Tried to sleep again. Now the kid was screaming and crying, a relentless wail that would not end.
I watched It’s Already Tomorrow in Hong Kong, which seemed an appropriate thing to watch on a sleepless night after traveling to foreign places.
All in all I only got about one or two hours of sleep, off and on. But God answered my prayers and Ben got a solid 6 hours.
Hour 34 to hour 39
We stood at the carousel and watched for our bags. First came the sturdy bag, right as rain. Then, around the corner came the flimsy bag, burst open, it’s contents spilled across the belt.
Frantically I searched for the most precious thing that had been in the bag; my diary. There it was!

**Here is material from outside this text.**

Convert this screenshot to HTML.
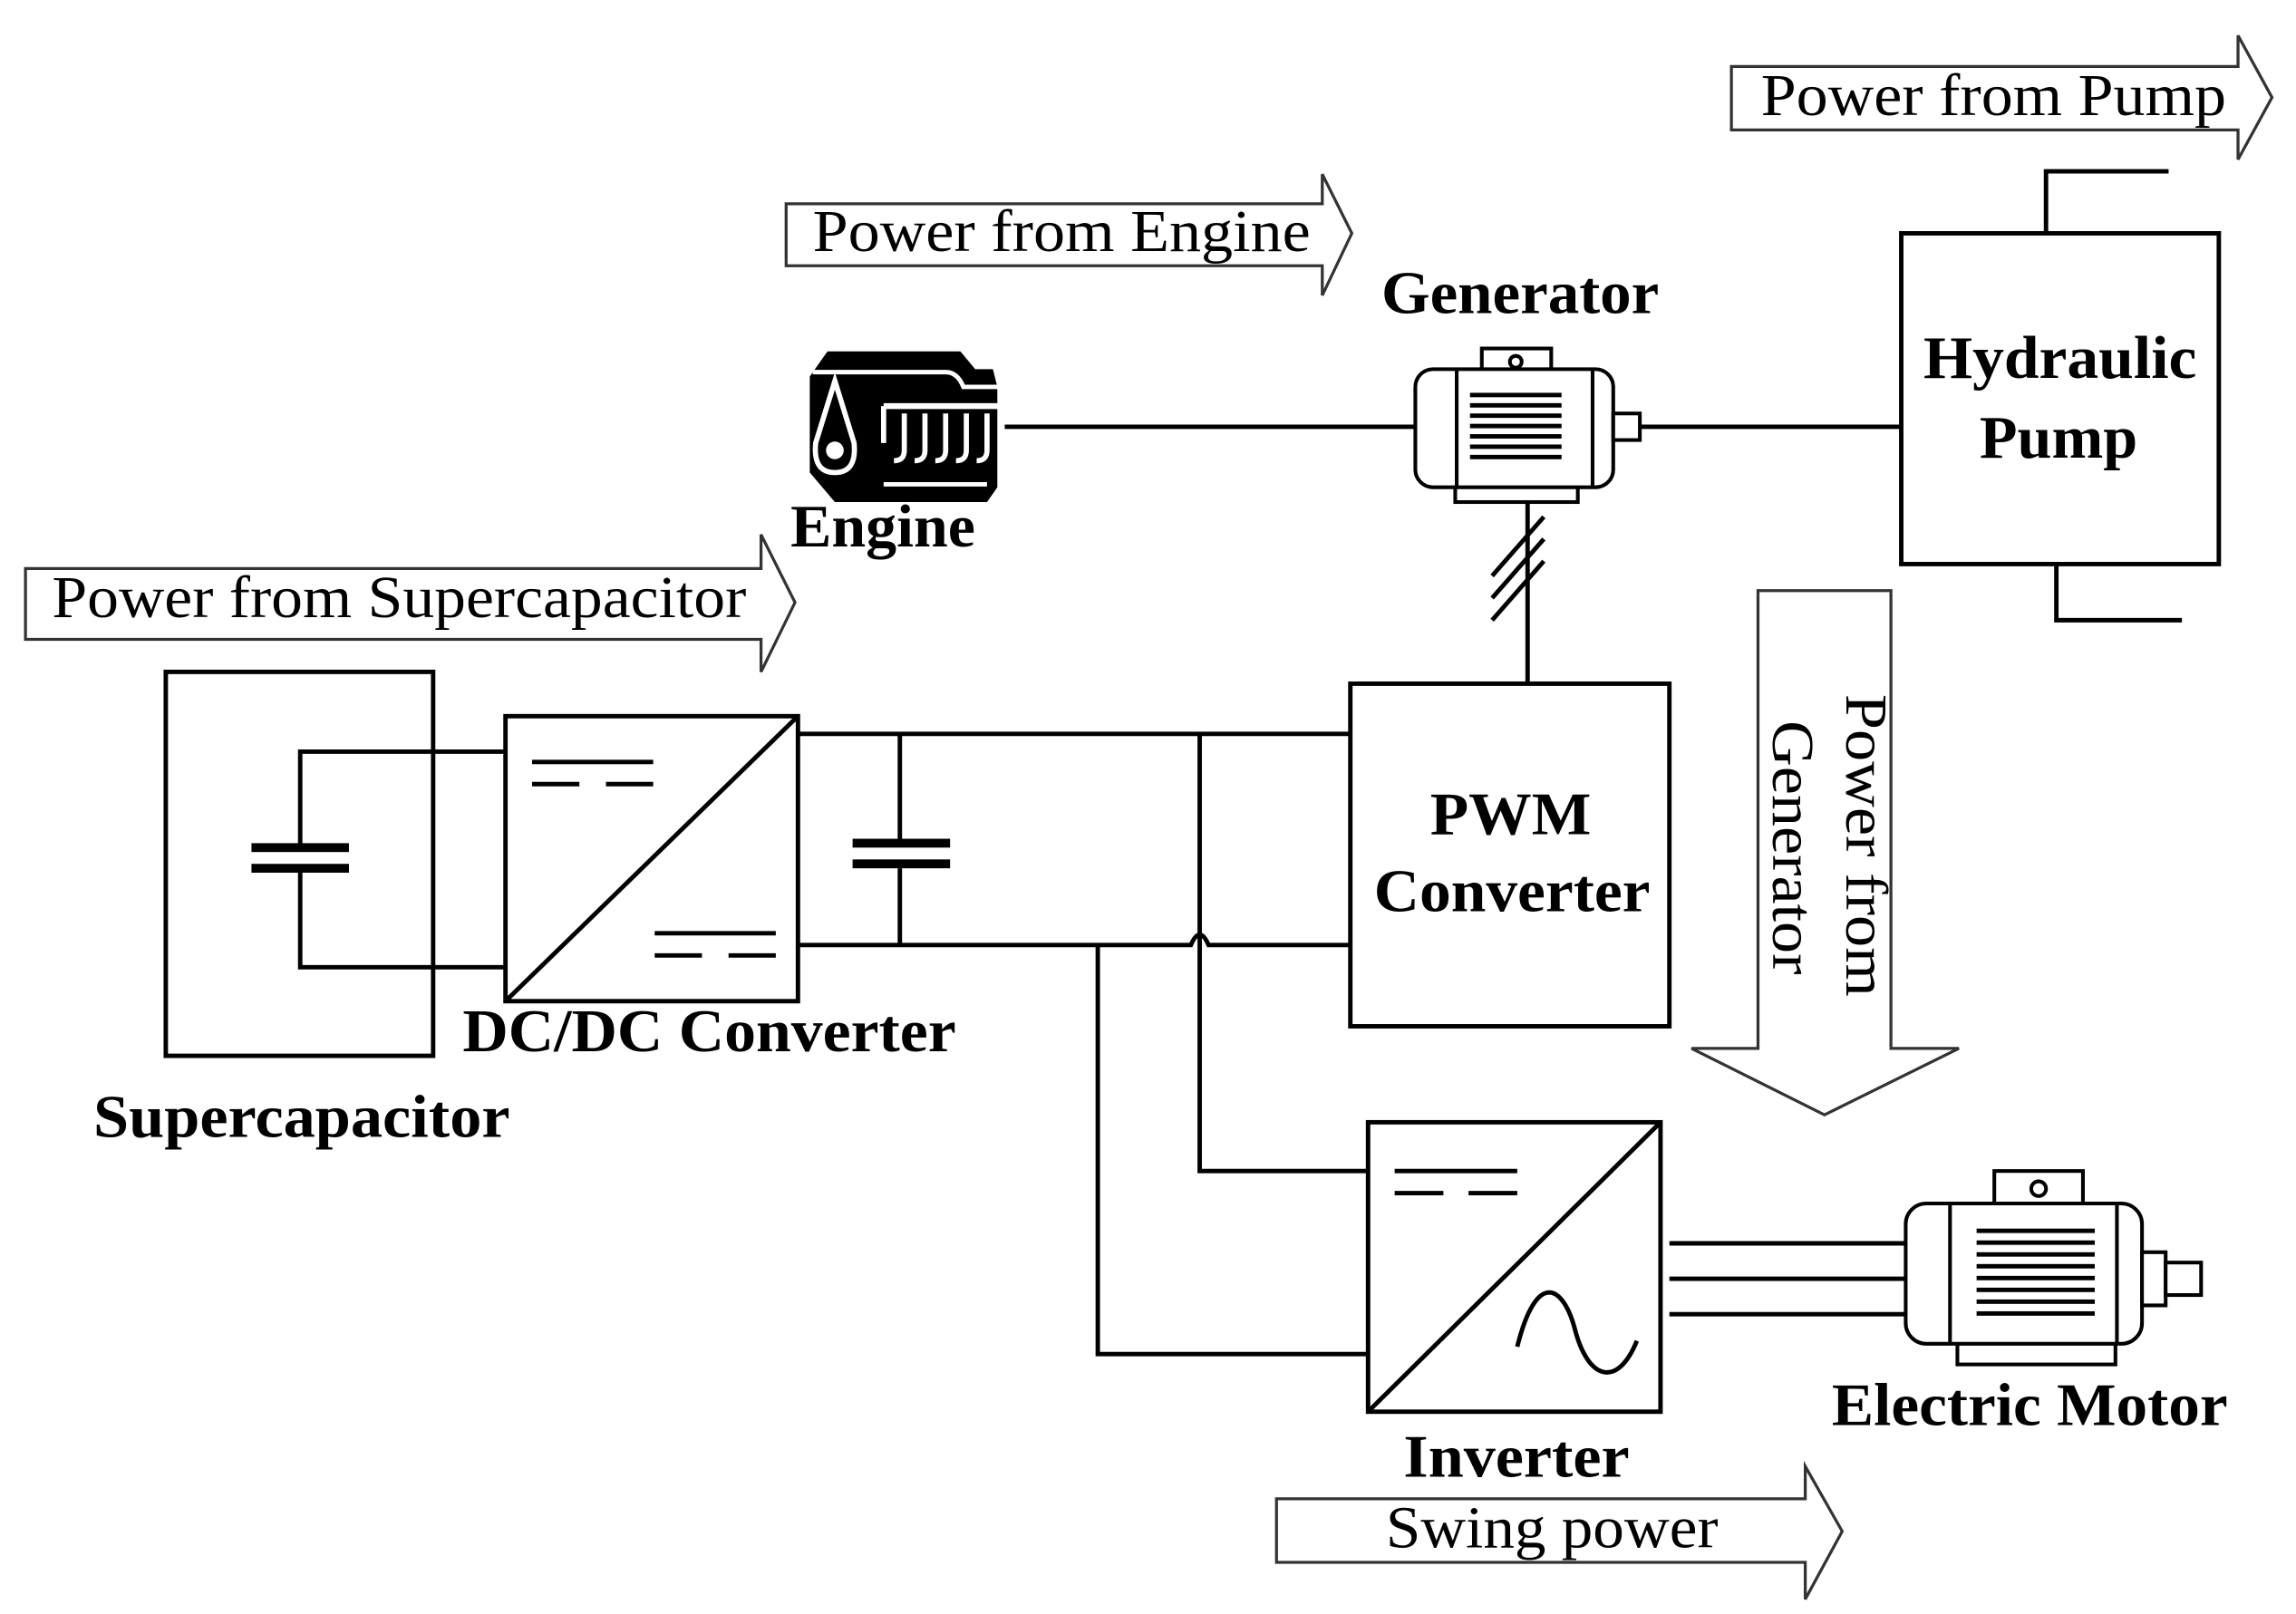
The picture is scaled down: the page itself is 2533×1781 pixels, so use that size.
<!DOCTYPE html>
<html><head><meta charset="utf-8"><style>
html,body{margin:0;padding:0;background:#fff;}
svg{display:block;}
text{font-family:"Liberation Serif",serif;fill:#000;}
.b{font-weight:bold;font-size:41px;}
.n{font-size:40px;}
</style></head><body>
<svg width="2533" height="1781" viewBox="0 0 1554 1093" xmlns="http://www.w3.org/2000/svg">
<g fill="#fff" stroke="#333" stroke-width="2">
<polygon points="1172,45 1515,45 1515,24 1538,66 1515,108 1515,88 1172,88"/>
<polygon points="532,138 895,138 895,118 915,158 895,200 895,180 532,180"/>
<polygon points="17,385 515,385 515,362 538,408 515,455 515,433 17,433"/>
<polygon points="864,1015 1222,1015 1222,993 1247,1037 1222,1083 1222,1058 864,1058"/>
<polygon points="1190,400 1280,400 1280,710 1326,710 1235,755 1145,710 1190,710"/>
</g>
<text class="n" x="1192" y="78" textLength="315" lengthAdjust="spacingAndGlyphs">Power from Pump</text>
<text class="n" x="550" y="170" textLength="337" lengthAdjust="spacingAndGlyphs">Power from Engine</text>
<text class="n" x="35" y="418" textLength="470" lengthAdjust="spacingAndGlyphs">Power from Supercapacitor</text>
<text class="n" x="938" y="1048" textLength="225" lengthAdjust="spacingAndGlyphs">Swing power</text>
<text class="n" transform="translate(1250,470) rotate(90)" textLength="205" lengthAdjust="spacingAndGlyphs">Power from</text>
<text class="n" transform="translate(1200,488) rotate(90)" textLength="172" lengthAdjust="spacingAndGlyphs">Generator</text>

<g stroke="#000" stroke-width="3" fill="none">
<line x1="680" y1="289" x2="958" y2="289"/>
<line x1="1110" y1="289" x2="1287" y2="289"/>
<rect x="1287" y="158" width="215" height="224"/>
<polyline points="1385,158 1385,116 1468,116"/>
<polyline points="1392,382 1392,420 1477,420"/>
<line x1="1034" y1="340" x2="1034" y2="463"/>
<line x1="1010" y1="390" x2="1045" y2="350"/>
<line x1="1010" y1="405" x2="1045" y2="365"/>
<line x1="1010" y1="420" x2="1045" y2="380"/>
<rect x="914" y="463" width="216" height="232"/>
<rect x="112" y="455" width="181" height="260"/>
<polyline points="342,509 203,509 203,572"/>
<polyline points="203,590 203,655 342,655"/>
<rect x="342" y="485" width="198" height="193"/>
<line x1="342" y1="678" x2="540" y2="485"/>
<line x1="360" y1="516" x2="442" y2="516"/>
<line x1="360" y1="531" x2="392" y2="531"/><line x1="410" y1="531" x2="442" y2="531"/>
<line x1="443" y1="632" x2="525" y2="632"/>
<line x1="443" y1="647" x2="475" y2="647"/><line x1="493" y1="647" x2="525" y2="647"/>
<line x1="540" y1="497" x2="914" y2="497"/>
<path d="M540,640 H806 Q812,626 818,640 H914"/>
<polyline points="609,497 609,570"/>
<polyline points="609,588 609,640"/>
<polyline points="812,497 812,793 926,793"/>
<polyline points="743,640 743,917 926,917"/>
<rect x="926" y="760" width="198" height="196"/>
<line x1="926" y1="956" x2="1124" y2="760"/>
<line x1="944" y1="793" x2="1027" y2="793"/>
<line x1="944" y1="808" x2="977" y2="808"/><line x1="994" y1="808" x2="1027" y2="808"/>
<path d="M1027,912 C1040,860 1058,870 1066,900 C1075,935 1095,940 1108,908"/>
<line x1="1130" y1="842" x2="1290" y2="842"/>
<line x1="1130" y1="866" x2="1290" y2="866"/>
<line x1="1130" y1="890" x2="1290" y2="890"/>
</g>
<g fill="#000">
<rect x="170" y="571" width="66" height="6"/><rect x="170" y="585" width="66" height="6"/>
<rect x="577" y="568" width="66" height="6"/><rect x="577" y="582" width="66" height="6"/>
</g>
<g stroke="#000" stroke-width="2.5" fill="#fff">
<rect x="1003" y="236" width="47" height="20"/>
<rect x="985" y="326" width="83" height="14"/>
<rect x="958" y="250" width="134" height="80" rx="12"/>
<line x1="986" y1="250" x2="986" y2="330"/><line x1="1078" y1="250" x2="1078" y2="330"/>
<rect x="1092" y="280" width="18" height="18"/>
<circle cx="1026" cy="245" r="4"/>
</g>
<g fill="#000">
<rect x="995" y="266" width="62" height="3"/><rect x="995" y="273" width="62" height="3"/><rect x="995" y="280" width="62" height="3"/><rect x="995" y="287" width="62" height="3"/><rect x="995" y="294" width="62" height="3"/><rect x="995" y="301" width="62" height="3"/><rect x="995" y="308" width="62" height="3"/>
</g>
<g stroke="#000" stroke-width="2.5" fill="#fff">
<rect x="1350" y="793" width="60" height="26"/>
<rect x="1325" y="906" width="107" height="18"/>
<rect x="1290" y="815" width="160" height="95" rx="14"/>
<line x1="1320" y1="815" x2="1320" y2="910"/><line x1="1433" y1="815" x2="1433" y2="910"/>
<rect x="1450" y="848" width="16" height="36"/>
<rect x="1466" y="855" width="24" height="22"/>
<circle cx="1380" cy="805" r="5"/>
</g>
<g fill="#000">
<rect x="1338" y="832" width="80" height="3"/><rect x="1338" y="840" width="80" height="3"/><rect x="1338" y="848" width="80" height="3"/><rect x="1338" y="856" width="80" height="3"/><rect x="1338" y="864" width="80" height="3"/><rect x="1338" y="872" width="80" height="3"/><rect x="1338" y="880" width="80" height="3"/><rect x="1338" y="888" width="80" height="3"/>
</g>
<g>
<path d="M560,238 H650 L660,250 H672 L675,262 V330 L668,340 H565 L548,320 V255 Z" fill="#000"/>
<path d="M550,252 H640 Q648,252 652,262 H676" stroke="#fff" stroke-width="3" fill="none"/>
<line x1="598" y1="275" x2="678" y2="275" stroke="#fff" stroke-width="4"/>
<path d="M598,275 V300 M612,280 V305 Q612,312 605,312 M626,280 V305 Q626,312 619,312 M640,280 V305 Q640,312 633,312 M654,280 V305 Q654,312 647,312 M668,280 V305 Q668,312 661,312" stroke="#fff" stroke-width="3.5" fill="none"/>
<path d="M565,258 L578,300 Q580,320 565,320 Q550,320 552,300 Z" stroke="#fff" stroke-width="3.5" fill="none"/>
<circle cx="565" cy="305" r="6" fill="#fff"/>
<line x1="598" y1="328" x2="668" y2="328" stroke="#fff" stroke-width="3"/>
</g>
<text class="b" x="535" y="370" textLength="125" lengthAdjust="spacingAndGlyphs">Engine</text>
<text class="b" x="935" y="212" textLength="188" lengthAdjust="spacingAndGlyphs">Generator</text>
<text class="b" x="1302" y="256" textLength="185" lengthAdjust="spacingAndGlyphs">Hydraulic</text>
<text class="b" x="1340" y="310" textLength="107" lengthAdjust="spacingAndGlyphs">Pump</text>
<text class="b" x="968" y="565" textLength="109" lengthAdjust="spacingAndGlyphs">PWM</text>
<text class="b" x="930" y="617" textLength="187" lengthAdjust="spacingAndGlyphs">Converter</text>
<text class="b" x="313" y="712" textLength="334" lengthAdjust="spacingAndGlyphs">DC/DC Converter</text>
<text class="b" x="63" y="770" textLength="282" lengthAdjust="spacingAndGlyphs">Supercapacitor</text>
<text class="b" x="950" y="1000" textLength="153" lengthAdjust="spacingAndGlyphs">Inverter</text>
<text class="b" x="1240" y="965" textLength="268" lengthAdjust="spacingAndGlyphs">Electric Motor</text>
</svg>
</body></html>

I grabbed it, and then tripped over other people and other bags as we ran alongside the carousel, retrieving my flip-flops and my electric kettle and Ben’s copy of Searching for God Knows What.
Everything was there. It must have valiantly held together the entire trip, only to burst at the last minute when it was tossed onto the carousel.
Our Last Hard Thing was crossing the boarder from Canada to the US. We waited inside while the officers searched our car from bonnet to boot.
Mom once had a very bad experience making this crossing, because she forgot to declare her apples from Thailand. They showed her capsules of activated charcoal they’d unearthed, and said accusingly, “is this heroin?”
I thought of every possible thing they could bust me for. Was the barley tea I brought too seed-like? I had a couple unlabeled mineral supplement pills, would they think that was drugs?
But they told us we were fine, and could go.
“Merry Christmas!” I shouted as I exited the door.
I felt sorry for them, having to work on Christmas Day.
I dozed off and on the rest of the way home.
“Hey Ben!” I said, “It’s the last minute of Christmas!”
He didn’t say anything. He was busy looking for a gas station.
We finally got home at 2:30 a.m. The moon reflected on the fog and lit up the night.
I went into the kitchen to get some food. When I saw the leftovers, I laughed. Smuckers celebrate Christmas the same all over the world, I guess.